Reviewed by David E. Kemp

David E. Kemp, a former professor of drama at Queen’s University, is
the author of The Pleasures and Treasures of the United Kingdom.

Review

Jason Sherman is the award-winning author of more than eight plays that
have been produced throughout Canada and the United States. His latest
play, as the title suggests, is firmly rooted in fact. As part of
President Franklin D. Roosevelt’s New Deal, a number of projects were
funded to alleviate the effects of the Great Depression.
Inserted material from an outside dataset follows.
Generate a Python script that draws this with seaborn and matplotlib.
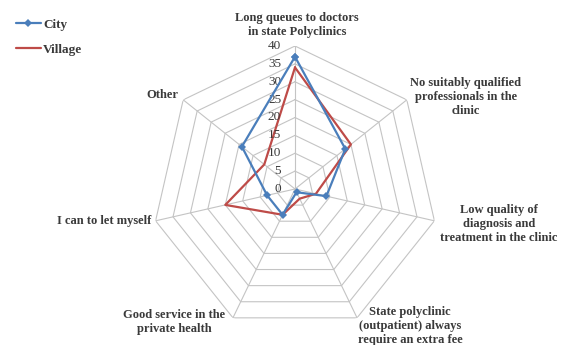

One such
project created under the auspices of the Works Project Administration
was the staging of Marc Blitzstein’s The Cradle Will Rock in 1937. The
pro-union, socialist musical was produced by John Houseman and directed
by Orson Welles.

On the eve of the opening, disaster struck when government funding was
withdrawn. Houseman and Welles decided to mount the production
themselves but faced roadblocks thrown up at the last minute by the
musicians and actors unions. In a superb display of ingenuity, they
managed to give one performance of the show by having the actors work
from the audience instead of the stage.

It’s All True also documents Welles’s troubled relationships with
his wife and his mother, and the romance between the leading man and the
leading lady. However, the focus of this lively, well-constructed play
is the heroic struggle to stage The Cradle Will Rock.